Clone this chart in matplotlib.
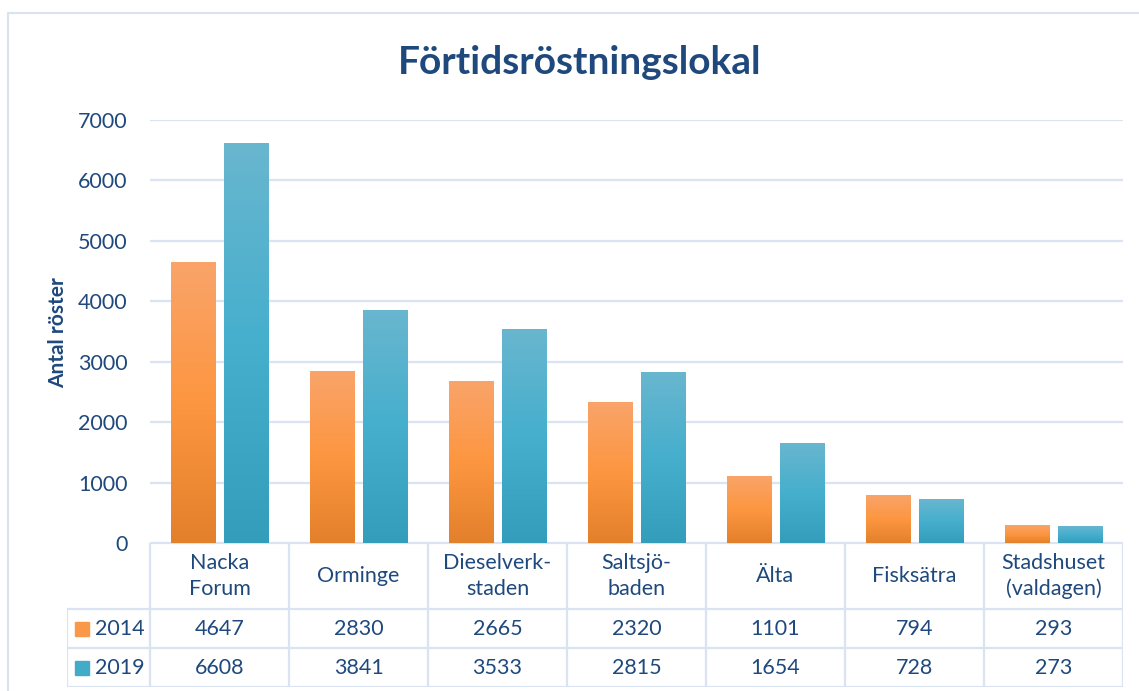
import matplotlib
matplotlib.use('Agg')
import matplotlib.pyplot as plt
import numpy as np
from matplotlib.colors import LinearSegmentedColormap
from matplotlib.patches import Rectangle

plt.rcParams['font.family'] = ['Lato', 'DejaVu Sans']

categories = ['Nacka\nForum', 'Orminge', 'Dieselverk-\nstaden', 'Saltsjö-\nbaden',
              'Älta', 'Fisksätra', 'Stadshuset\n(valdagen)']
years = ['2014', '2019']
votes2014 = [4647, 2830, 2665, 2320, 1101, 794, 293]
votes2019 = [6608, 3841, 3533, 2815, 1654, 728, 273]
yticks = [0, 1000, 2000, 3000, 4000, 5000, 6000, 7000]

textColor = '#1F497D'
gridColor = '#D9E3F2'
orangeMap = LinearSegmentedColormap.from_list(
    'or', [(0, '#E3802B'), (0.5, '#FD9640'), (1, '#F9A46A')])
tealMap = LinearSegmentedColormap.from_list(
    'te', [(0, '#349DBB'), (0.5, '#45AFCD'), (1, '#69B6CF')])

W, H = 1139, 691
fig = plt.figure(figsize=(W/100, H/100), dpi=100)
fs = 15.5

# outer chart frame
fig.patches.append(Rectangle((8/W, -0.1), 1.2, 1 - 13/H + 0.1, transform=fig.transFigure,
                             fill=False, edgecolor=gridColor, linewidth=1.5))

ax = fig.add_axes([150/W, 1 - 543/H, 973/W, 423/H])
ax.set_yticks(yticks)
ax.set_yticklabels([str(v) for v in yticks], fontsize=fs, color=textColor)
ax.tick_params(axis='y', length=0, pad=16)
ax.set_xticks([])
for s in ax.spines.values():
    s.set_visible(False)
ax.grid(axis='y', color=gridColor, linewidth=1.6)
ax.set_axisbelow(True)

barW = 0.317
offset = 0.19
grad = np.linspace(0, 1, 256).reshape(-1, 1)
for i in range(len(categories)):
    for val, off, cmap in [(votes2014[i], -offset, orangeMap), (votes2019[i], offset, tealMap)]:
        x0 = i + off - barW/2
        ax.imshow(grad, extent=(x0, x0 + barW, 0, val), origin='lower', aspect='auto',
                  cmap=cmap, zorder=2)
ax.set_xlim(-0.5, len(categories) - 0.5)
ax.set_ylim(0, 7000)

fig.text(580/W, 1 - 62/H, 'Förtidsröstningslokal', ha='center', va='center',
         fontsize=28, fontweight='bold', color=textColor)
fig.text(58/W, 1 - 333/H, 'Antal röster', ha='center', va='center', rotation=90,
         fontsize=15, fontweight='bold', color=textColor)

# data table
colW = 139
labelLeft = -0.5 - 83/colW
tax = fig.add_axes([67/W, 1 - 687/H, (1123 - 67)/W, 144/H])
tax.set_xlim(labelLeft, len(categories) - 0.5)
tax.set_ylim(144, 0)
tax.axis('off')
rowEdges = [0, 66, 105, 144]
lineKw = dict(color=gridColor, linewidth=1.6, solid_capstyle='projecting')
tax.plot([-0.5, len(categories) - 0.5], [0, 0], **lineKw)
for y in rowEdges[1:]:
    tax.plot([labelLeft, len(categories) - 0.5], [y, y], **lineKw)
tax.plot([labelLeft, labelLeft], [66, 144], **lineKw)
for k in range(len(categories) + 1):
    tax.plot([k - 0.5, k - 0.5], [0, 144], **lineKw)

for i, name in enumerate(categories):
    tax.text(i, 33, name, ha='center', va='center', fontsize=fs, color=textColor,
             linespacing=1.35)
    tax.text(i, 86, str(votes2014[i]), ha='center', va='center', fontsize=fs, color=textColor)
    tax.text(i, 125, str(votes2019[i]), ha='center', va='center', fontsize=fs, color=textColor)

for yc, label, col in [(86, years[0], '#FA9849'), (125, years[1], '#41ABC8')]:
    tax.add_patch(Rectangle((labelLeft + 8/colW, yc - 7), 14/colW, 14, color=col,
                            clip_on=False))
    tax.text(labelLeft + 28/colW, yc, label, ha='left', va='center', fontsize=fs,
             color=textColor)

fig.savefig('out.png', dpi=100)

## Work required
Starting with the first line of the data above and ending with the line containing "plt.rcParams['font.family'] = ['Lato', 'DejaVu", please restate every line exactly, leaving images out.

## Output below
Clone this chart in matplotlib.
import matplotlib
matplotlib.use('Agg')
import matplotlib.pyplot as plt
import numpy as np
from matplotlib.colors import LinearSegmentedColormap
from matplotlib.patches import Rectangle

plt.rcParams['font.family'] = ['Lato', 'DejaVu Sans']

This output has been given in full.